New Friends dance director plans surprising departure from traditional ‘Nutcracker’

Andrea Vazquez-Aguirre, visiting lecturer of dance at Friends University
Andrea Vazquez-Aguirre, visiting lecturer of dance at Friends University Friends University

Friends University’s new director of dance says the school’s annual production of “The Nutcracker” will continue — but with a jazzy twist.

Andrea Vazquez-Aguirre who has danced in professional companies in Mexico and the United States, recently was named visiting lecturer of dance at Friends.

She will take over the ballet program after its founders, Stan and Sharon Rogers, left the university in May.

“To me it’s like, ‘How can I be this link — honoring the tradition that the program has but also leading into some other new paths?” Vazquez-Aguirre said.

“I see myself as a bridge. I don’t want to ignore what happened before, but rather honor that and then keep moving.”

One noticeable change will be this year’s production of “The Nutcracker,” she said, which will feature Duke Ellington’s jazz interpretation of the Tchaikovsky score and contemporary choreography inspired by Jerome Robbins.

“I hope my students will be excited to explore the music and utilize their ballet technique along with other movement vocabulary,” Vazquez-Aguirre said.

The Rogerses, who founded the Friends ballet school together, were known for their annual production of “The Nutcracker” that played to sold-out crowds each holiday season. Stan Rogers choreographed and directed the production for 26 years.

Friends owns the “Nutcracker” sets and costumes, but the show’s choreography “was the intellectual property of our former faculty,” said Ken Stoltzfus, dean of the college of business, arts, sciences and education at Friends.

Vazquez-Aguirre “will bring her own special touch to that, I’m sure,” Stoltzfus said. “And I think that’s great. It would be an opportunity for us to try something new as a university.”

Seven students are enrolled this fall in the Friends dance program, which offers the only four-year ballet degree in Kansas. Vazquez-Aguirre said she plans to hold auditions for the Friends production of “The Nutcracker,” but they have not been scheduled.

Two other local dance companies — Ballet Wichita and Metropolitan Ballet — are planning classic “Nutcracker” productions this year. Ballet Wichita plans a return to traditional ballet after a 2017 production which, under the direction of a New York choreographer Sean McLeod, was billed as “The New Nutcracker.”

New York-based choreographer and director Sean McLeod talks about his reinvention of "The Nutcracker" with Ballet Wichita.

Friends University administrators spent much of the summer interviewing and vetting candidates to lead the dance program, and “Andrea just rose to the top of that process,” Stoltzfus said.

“We just had a strong sense that this is someone with an international presence and reputation, and a strong academic background,” he said.

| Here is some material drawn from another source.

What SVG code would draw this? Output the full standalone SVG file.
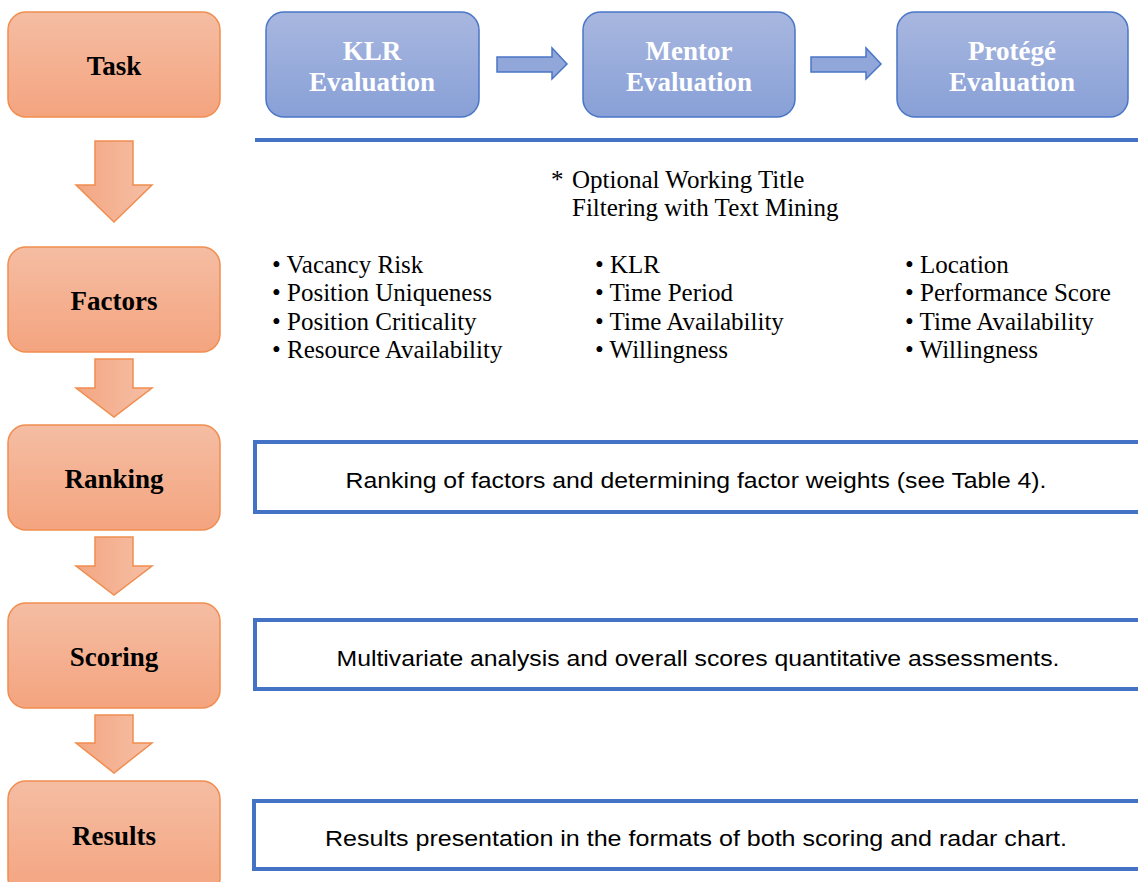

Vazquez-Aguirre, 40, grew up in Mexico City and has a master of fine arts in dance from the State University of New York College at Brockport. She taught at the University of Texas at El Paso and most recently was a visiting assistant professor of dance at Luther College in Decorah, Iowa.

She and her husband, James Kaufmann, a jazz pianist, are co-directors of Another River Interdisciplinary Ensemble.

While she has a passion for modern, contemporary and folk dance traditions, Vazquez-Aguirre said she started as a classical ballet dancer and looks forward to “returning to my roots” at Friends.

“To me, coming back to ballet is absolutely delightful,” she said. “I love the technique, I love the history and the repertoire. So you’ll be seeing ballet but also different works from me and from my students.”

Stoltzfus said Joan Griffing, the new division of fine arts chair at Friends, will work with Vazquez-Aguirre to “chart the course for the future of our ballet program.”

“Ballet is the foundation, and we’re not looking to change that,” he said. “We don’t see the inclusion of other forms of dance as a departure from the foundation, but just to kind of broaden the experience that our students and our community have.”